En Tabú el diminuto universo de los personajes parece en constante erosión; es un excepcional mundo melodramático donde el silencio, ese que se oye, tiende a dominar las escenas con una mayor capacidad actoral que la de los intérpretes. De hecho, durante el primero de dos episodios la actuación deadpan predomina –como en alguna de las serias farsas de Almodóvar– y da lugar al silencio, hasta que un soliloquio lo calla.
Muchos directores hubieran elegido el bullicio para narrar la historia de Aurora (Laura Soveral), una anciana en decadencia física y mental, olvidada por su hija, que encuentra consuelo en su vecina, Pilar (Teresa Madruga), y su mucama, Santa (Isabel Cardoso). Sin embargo, Gomes sólo le permite una vez a esta anciana adicta al juego pedir ayuda a gritos porque cree estar hechizada por Santa, en una escena a la Gena Rowlands en A Woman Under the Influence.
Ante la muerte, Aurora habla de situaciones y personas de su vida en las faldas del monte Tabú en África, lo cual conmueve a Pilar y la lleva a buscar a un hombre llamado Gianluca Ventura (Henrique Espírito Santo), quien narra su devastadora aventura romántica con Aurora en la África revolucionaria de los años 60.
La historia de los jóvenes Aurora y Ventura (Ana Moreira, Carloto Cotta) se comporta como un filme mudo, abundante en evocadores sonidos de la naturaleza pero privado de diálogo, a excepción de la voz del viejo narrador. La historia es relativamente simple y la aderezan la muerte y la separación, típicos en una historia de amor prohibido, aunque sería equivocado decir que estamos ante The Notebook en África.

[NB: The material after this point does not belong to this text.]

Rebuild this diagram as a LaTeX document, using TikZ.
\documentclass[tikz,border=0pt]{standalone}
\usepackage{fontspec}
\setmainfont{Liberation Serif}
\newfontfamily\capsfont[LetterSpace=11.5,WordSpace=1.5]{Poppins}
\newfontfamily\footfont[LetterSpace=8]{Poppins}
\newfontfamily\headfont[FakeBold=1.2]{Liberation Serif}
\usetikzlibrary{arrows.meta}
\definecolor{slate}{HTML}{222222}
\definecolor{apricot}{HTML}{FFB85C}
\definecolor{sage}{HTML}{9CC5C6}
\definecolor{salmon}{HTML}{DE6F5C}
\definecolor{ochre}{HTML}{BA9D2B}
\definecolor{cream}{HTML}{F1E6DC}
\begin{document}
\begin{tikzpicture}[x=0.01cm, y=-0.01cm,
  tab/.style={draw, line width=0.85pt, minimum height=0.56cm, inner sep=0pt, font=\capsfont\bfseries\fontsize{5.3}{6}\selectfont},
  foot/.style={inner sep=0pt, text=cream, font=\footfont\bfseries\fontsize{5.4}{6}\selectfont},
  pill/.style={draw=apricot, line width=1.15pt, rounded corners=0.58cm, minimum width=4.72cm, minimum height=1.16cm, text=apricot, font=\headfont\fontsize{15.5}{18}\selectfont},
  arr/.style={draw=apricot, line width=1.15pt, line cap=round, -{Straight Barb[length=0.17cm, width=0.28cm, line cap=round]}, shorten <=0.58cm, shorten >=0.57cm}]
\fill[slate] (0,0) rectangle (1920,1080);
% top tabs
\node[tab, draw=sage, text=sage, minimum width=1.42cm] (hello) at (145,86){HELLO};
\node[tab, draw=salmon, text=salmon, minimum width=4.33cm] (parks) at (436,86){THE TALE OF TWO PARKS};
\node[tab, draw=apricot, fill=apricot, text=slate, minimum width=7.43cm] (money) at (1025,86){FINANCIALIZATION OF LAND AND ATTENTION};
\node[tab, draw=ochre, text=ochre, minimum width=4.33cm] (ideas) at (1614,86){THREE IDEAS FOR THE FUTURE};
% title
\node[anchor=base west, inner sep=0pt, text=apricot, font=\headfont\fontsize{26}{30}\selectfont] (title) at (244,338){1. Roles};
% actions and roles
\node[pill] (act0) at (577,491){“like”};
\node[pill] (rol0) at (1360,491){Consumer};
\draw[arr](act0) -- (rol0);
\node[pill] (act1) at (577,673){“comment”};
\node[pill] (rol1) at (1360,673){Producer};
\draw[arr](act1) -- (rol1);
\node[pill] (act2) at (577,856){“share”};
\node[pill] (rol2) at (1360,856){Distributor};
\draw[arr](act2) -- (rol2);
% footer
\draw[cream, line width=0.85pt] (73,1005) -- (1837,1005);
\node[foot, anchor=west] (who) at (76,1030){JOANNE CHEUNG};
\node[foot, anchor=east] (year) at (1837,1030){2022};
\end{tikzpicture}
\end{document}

La principal distinción sería la presencia del colonialismo, que aparece a lo largo de la cinta como un espectro que lo acecha todo. Gomes utiliza como símbolo de este choque al cocodrilo, que devora a un antiguo explorador portugués durante el prólogo, y que escapa de su cautiverio en casa de Aurora para ocultarse en la de Ventura, lo cual provoca el primer desbordamiento de pasión.
El encuentro de los portugueses con este animal es casi espiritual, pues implica nociones de maldición y destino, tanto como el oráculo de un cocinero que prevé el embarazo inminente de Aurora y su muerte solitaria. En paralelo Gomes expresa la interrupción occidental de la vida africana, también destinada a sucumbir ante la naturaleza de sus dominados.

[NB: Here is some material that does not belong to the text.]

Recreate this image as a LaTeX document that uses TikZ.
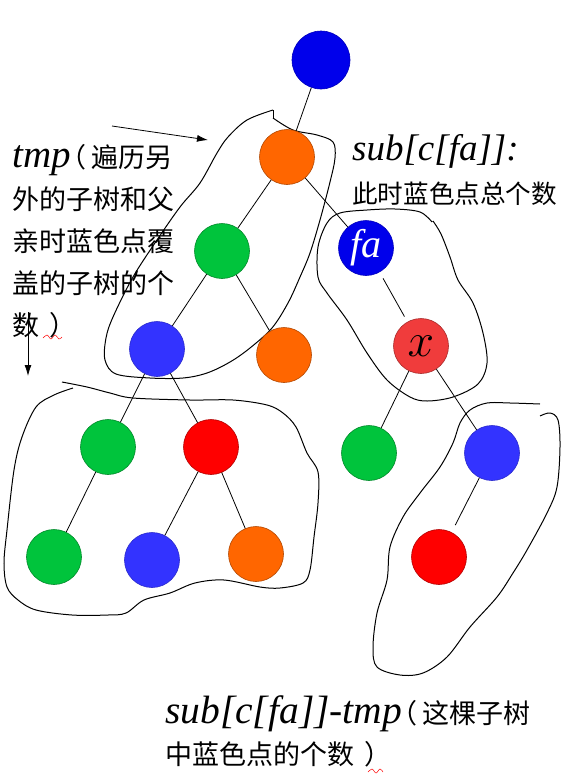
\documentclass[tikz,border=0pt]{standalone}
\usepackage{graphicx}
\usepackage{fontspec}
\newfontfamily\cjk{Noto Sans CJK SC}
\newfontfamily\cjkhalt{Noto Sans CJK SC}[RawFeature=+halt]
\newfontfamily\lserif{Liberation Serif}
\usetikzlibrary{arrows.meta}
\definecolor{cblueD}{RGB}{0,0,235}
\definecolor{cblue}{RGB}{51,51,255}
\definecolor{corange}{RGB}{255,102,0}
\definecolor{cgreen}{RGB}{0,196,60}
\definecolor{cred}{RGB}{255,0,0}
\definecolor{credL}{RGB}{240,60,60}
\newcommand{\lpar}{\kern2pt{\cjkhalt （}\kern0.18em}
\newcommand{\rpar}{\kern0.4em{\cjkhalt ）}}
\begin{document}
\begin{tikzpicture}[x=1pt,y=-1pt,
  dot/.style={circle, minimum size=55pt, inner sep=0pt, line width=0.6pt},
  bdot/.style={dot, fill=cblue, draw=cblue!80!black},
  bDdot/.style={dot, fill=cblueD, draw=cblueD!80!black},
  odot/.style={dot, fill=corange, draw=corange!70!black},
  gdot/.style={dot, fill=cgreen, draw=cgreen!70!black},
  rdot/.style={dot, fill=cred, draw=cred!70!black},
  rLdot/.style={dot, fill=credL, draw=credL!70!black},
  edge/.style={line width=0.8pt},
  blob/.style={line width=1pt, smooth, tension=0.55},
  arr/.style={line width=0.8pt, -{Latex[length=11pt,width=7pt]}},
  squig/.style={red, line width=0.5pt, smooth, tension=0.6}]
\useasboundingbox (0,0) rectangle (566,782);

% hand-drawn outlines
\draw[blob] plot coordinates {(273,118) (293,130) (317,135) (333,142) (335,158) (330,182) (320,220) (310,253) (300,277) (288,303) (272,328) (250,348) (230,362) (207,373) (183,378) (150,378) (116,374) (105,360) (106,338) (113,317) (133,277) (157,240) (180,207) (200,183) (217,153) (228,137) (247,120) (273,110)};
\draw[line width=1pt] (273,110) -- (273,118);
\draw[blob] plot coordinates {(432,222) (420,212) (395,209) (367,210) (340,213) (327,223) (318,247) (318,277) (327,293) (347,320) (367,353) (387,380) (410,397) (427,401) (453,397) (478,384) (487,363) (483,333) (473,303) (458,280) (450,257) (441,234) (433,221)};
\draw[blob] plot coordinates {(62,382) (87,387) (110,393) (133,398) (190,400) (233,400) (267,405) (283,413) (296,427) (307,453) (318,472) (318,503) (314,537) (310,570) (303,583) (280,588) (260,587) (224,580) (195,583) (170,593) (144,600) (126,613) (108,615) (72,615) (36,610) (18,600) (7,587) (4,563) (7,530) (14,470) (22,437) (36,407) (54,395) (73,388)};
\draw[blob] plot coordinates {(540,404) (510,403) (487,403) (470,410) (460,423) (453,443) (440,467) (420,493) (403,517) (390,547) (387,580) (377,613) (373,647) (377,667) (400,675) (423,673) (447,657) (470,627) (497,597) (513,573) (527,550) (547,513) (557,487) (560,447) (558,420) (550,413) (540,416)};

% tree nodes
\node[bDdot, minimum size=58pt] (root) at (321,60) {};
\node[odot] (o1) at (287,157) {};
\node[gdot] (g1) at (222,251) {};
\node[bDdot, text=white, font=\lserif\itshape\fontsize{40}{40}\selectfont] (fa) at (366,248) {fa};
\node[bdot] (b1) at (157,349) {};
\node[odot] (o2) at (284,355) {};
\node[rLdot, font=\fontsize{20.74}{21}\selectfont] (x) at (421,346) {\scalebox{2.3}{$x$}};
\node[gdot] (g2) at (108,447) {};
\node[rdot] (r2) at (211,447) {};
\node[gdot] (g3) at (369,453) {};
\node[bdot] (b3) at (492,453) {};
\node[gdot] (g4) at (54,557) {};
\node[bdot] (b4) at (152,560) {};
\node[odot] (o4) at (256,554) {};
\node[rdot] (r4) at (439,557) {};

% tree edges
\draw[edge] (root) -- (o1);
\draw[edge] (o1) -- (g1);
\draw[edge] (o1) -- (fa);
\draw[edge] (g1) -- (b1);
\draw[edge] (g1) -- (o2);
\draw[edge, shorten <=7pt, shorten >=6pt] (fa) -- (x);
\draw[edge] (b1) -- (g2);
\draw[edge] (b1) -- (r2);
\draw[edge] (x) -- (g3);
\draw[edge] (x) -- (b3);
\draw[edge] (g2) -- (g4);
\draw[edge] (r2) -- (b4);
\draw[edge] (r2) -- (o4);
\draw[edge, shorten >=8pt] (b3) -- (r4);

% texts
\node[anchor=base west, align=left, inner sep=0pt, font=\cjk\fontsize{27}{42}\selectfont] (tmptxt) at (12,335)
  {{\lserif\itshape\fontsize{39}{42}\selectfont tmp}\lpar 遍历另\\外的子树和父\\亲时蓝色点覆\\盖的子树的个\\数\rpar};
\node[anchor=base west, inner sep=0pt, font=\lserif\itshape\fontsize{37}{37}\selectfont] (subtxt) at (352,160) {sub[c[fa]]:};
\node[anchor=base west, inner sep=0pt, font=\cjk\fontsize{25.6}{30}\selectfont] (cnttxt) at (352,203) {此时蓝色点总个数};
\node[anchor=base west, align=left, inner sep=0pt, font=\cjk\fontsize{27}{41}\selectfont] (bottxt) at (165,764)
  {{\lserif\itshape\fontsize{39.5}{41}\selectfont sub[c[fa]]-tmp}\lpar 这棵子树\\中蓝色点的个数\rpar};

% arrows
\coordinate (a1s) at (112,126);
\coordinate (a1e) at (208,140);
\draw[arr] (a1s) -- (a1e);
\coordinate (a2s) at (28,312);
\coordinate (a2e) at (28,376);
\draw[arr] (a2s) -- (a2e);

% spell-check squiggles
\draw[squig] plot coordinates {(43,338) (47,335) (51,339) (55,335) (59,339) (62,337)};
\draw[squig] plot coordinates {(368,772) (372,769) (376,773) (380,769) (383,772)};
\end{tikzpicture}
\end{document}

Quizá sea esa cualidad fatídica de la cinta lo que hace al final del relato tan doloroso. La imposibilidad de que las cosas fueran de otro modo nos afecta como espectadores, pues solemos ver a todo amor que ha llegado a su fin como prohibido, irrealizable, y esa es la justificación con la cual termina el romance en la cinta, no sólo entre Aurora y Ventura, sino también entre el Occidente colonizador y la virgen África.

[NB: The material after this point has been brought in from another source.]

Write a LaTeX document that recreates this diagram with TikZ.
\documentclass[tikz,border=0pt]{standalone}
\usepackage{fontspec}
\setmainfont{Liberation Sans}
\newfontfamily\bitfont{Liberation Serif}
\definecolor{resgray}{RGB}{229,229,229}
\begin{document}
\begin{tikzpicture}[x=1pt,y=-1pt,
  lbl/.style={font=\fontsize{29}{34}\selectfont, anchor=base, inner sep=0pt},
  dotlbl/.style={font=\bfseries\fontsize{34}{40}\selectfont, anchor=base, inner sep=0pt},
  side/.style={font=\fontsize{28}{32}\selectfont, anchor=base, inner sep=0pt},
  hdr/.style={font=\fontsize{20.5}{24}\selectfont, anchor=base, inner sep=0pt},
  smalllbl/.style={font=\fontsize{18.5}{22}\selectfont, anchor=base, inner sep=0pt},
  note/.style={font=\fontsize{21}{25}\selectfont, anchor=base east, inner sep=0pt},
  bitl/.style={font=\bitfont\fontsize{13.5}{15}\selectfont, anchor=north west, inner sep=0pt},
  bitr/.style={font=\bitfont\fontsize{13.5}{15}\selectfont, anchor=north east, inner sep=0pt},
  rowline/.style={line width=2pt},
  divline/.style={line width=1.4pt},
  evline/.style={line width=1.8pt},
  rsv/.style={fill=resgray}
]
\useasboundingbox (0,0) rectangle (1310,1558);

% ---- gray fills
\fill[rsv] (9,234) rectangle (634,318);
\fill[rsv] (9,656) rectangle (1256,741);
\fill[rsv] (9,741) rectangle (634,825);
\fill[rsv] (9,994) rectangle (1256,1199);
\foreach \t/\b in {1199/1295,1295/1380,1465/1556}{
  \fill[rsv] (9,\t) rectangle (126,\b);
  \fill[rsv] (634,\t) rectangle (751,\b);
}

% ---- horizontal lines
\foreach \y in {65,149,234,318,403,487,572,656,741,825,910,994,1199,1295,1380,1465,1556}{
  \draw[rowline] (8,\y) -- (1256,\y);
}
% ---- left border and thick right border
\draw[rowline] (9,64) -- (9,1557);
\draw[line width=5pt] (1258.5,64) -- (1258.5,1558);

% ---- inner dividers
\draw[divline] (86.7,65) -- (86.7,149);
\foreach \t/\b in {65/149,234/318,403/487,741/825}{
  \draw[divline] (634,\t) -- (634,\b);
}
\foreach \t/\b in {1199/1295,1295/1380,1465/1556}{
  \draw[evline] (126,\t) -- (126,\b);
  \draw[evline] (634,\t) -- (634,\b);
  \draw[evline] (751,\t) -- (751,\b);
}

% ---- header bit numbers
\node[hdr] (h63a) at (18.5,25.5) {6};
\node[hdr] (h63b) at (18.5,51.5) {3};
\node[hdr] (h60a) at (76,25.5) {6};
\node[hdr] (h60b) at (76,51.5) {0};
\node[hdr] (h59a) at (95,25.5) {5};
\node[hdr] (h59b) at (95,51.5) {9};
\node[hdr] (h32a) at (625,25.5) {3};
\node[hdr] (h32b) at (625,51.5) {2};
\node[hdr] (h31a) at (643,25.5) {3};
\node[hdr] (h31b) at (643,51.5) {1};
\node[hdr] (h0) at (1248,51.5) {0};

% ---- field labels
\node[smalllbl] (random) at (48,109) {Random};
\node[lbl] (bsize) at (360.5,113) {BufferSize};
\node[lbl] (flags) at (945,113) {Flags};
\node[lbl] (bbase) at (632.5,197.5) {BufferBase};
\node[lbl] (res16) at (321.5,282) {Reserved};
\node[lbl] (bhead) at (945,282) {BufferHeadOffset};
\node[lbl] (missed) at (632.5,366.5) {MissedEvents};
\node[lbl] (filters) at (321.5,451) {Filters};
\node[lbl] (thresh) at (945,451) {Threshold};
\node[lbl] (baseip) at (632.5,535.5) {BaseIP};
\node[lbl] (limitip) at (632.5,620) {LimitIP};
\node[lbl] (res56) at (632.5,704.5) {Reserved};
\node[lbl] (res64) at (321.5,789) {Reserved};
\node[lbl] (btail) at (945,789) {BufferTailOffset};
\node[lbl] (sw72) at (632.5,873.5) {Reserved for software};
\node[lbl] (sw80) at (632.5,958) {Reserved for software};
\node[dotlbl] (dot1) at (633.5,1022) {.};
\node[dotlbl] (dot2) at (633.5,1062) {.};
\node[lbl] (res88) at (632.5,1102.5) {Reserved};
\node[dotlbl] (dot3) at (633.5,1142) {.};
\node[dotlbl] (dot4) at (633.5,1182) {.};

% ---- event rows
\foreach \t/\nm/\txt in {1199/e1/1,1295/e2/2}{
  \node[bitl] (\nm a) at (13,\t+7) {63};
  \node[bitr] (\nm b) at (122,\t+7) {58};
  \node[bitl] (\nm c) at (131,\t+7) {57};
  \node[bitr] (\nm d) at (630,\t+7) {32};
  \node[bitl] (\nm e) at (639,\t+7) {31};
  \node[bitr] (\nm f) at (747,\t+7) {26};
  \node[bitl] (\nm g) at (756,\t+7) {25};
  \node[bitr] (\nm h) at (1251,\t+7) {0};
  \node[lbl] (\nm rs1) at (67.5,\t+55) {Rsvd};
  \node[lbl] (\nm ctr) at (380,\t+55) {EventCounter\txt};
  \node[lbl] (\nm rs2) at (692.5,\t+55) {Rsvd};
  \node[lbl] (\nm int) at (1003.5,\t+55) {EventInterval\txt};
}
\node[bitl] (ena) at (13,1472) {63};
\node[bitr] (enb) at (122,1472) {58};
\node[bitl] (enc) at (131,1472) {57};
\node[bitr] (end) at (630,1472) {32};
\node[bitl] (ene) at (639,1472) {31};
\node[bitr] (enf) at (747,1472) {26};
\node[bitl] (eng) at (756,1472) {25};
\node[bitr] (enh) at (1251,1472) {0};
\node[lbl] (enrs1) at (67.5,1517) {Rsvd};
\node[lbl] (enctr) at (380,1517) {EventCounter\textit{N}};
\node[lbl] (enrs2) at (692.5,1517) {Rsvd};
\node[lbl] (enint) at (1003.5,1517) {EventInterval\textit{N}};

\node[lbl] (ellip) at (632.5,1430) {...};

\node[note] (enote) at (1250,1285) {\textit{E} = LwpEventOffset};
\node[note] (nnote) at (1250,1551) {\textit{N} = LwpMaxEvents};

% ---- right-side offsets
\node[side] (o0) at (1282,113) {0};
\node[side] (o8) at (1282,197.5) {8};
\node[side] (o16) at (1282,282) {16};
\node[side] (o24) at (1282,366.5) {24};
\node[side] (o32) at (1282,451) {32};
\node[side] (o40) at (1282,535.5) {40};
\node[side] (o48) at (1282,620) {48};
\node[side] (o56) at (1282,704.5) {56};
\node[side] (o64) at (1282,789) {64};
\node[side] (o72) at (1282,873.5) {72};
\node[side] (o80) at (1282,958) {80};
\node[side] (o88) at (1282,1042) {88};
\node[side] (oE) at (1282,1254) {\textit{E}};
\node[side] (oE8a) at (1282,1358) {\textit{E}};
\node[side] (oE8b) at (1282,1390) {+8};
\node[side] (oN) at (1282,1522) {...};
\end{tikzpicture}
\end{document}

Habría sido mejor que la predestinación no fuera la base intelectual de la película; a final de cuentas, ambiciona explicar el régimen colonial y se queda cortísima ante la existencia de Joseph Conrad, pero para la cinta romántica que es, Tabú actúa con originalidad dentro de las limitaciones de su género mediante la bellísima fotografía en blanco y negro y su sensual diseño sonoro, y nos otorga magistralmente una experiencia para contemplar y lamentar, satisfechos con un éxtasis inevitable.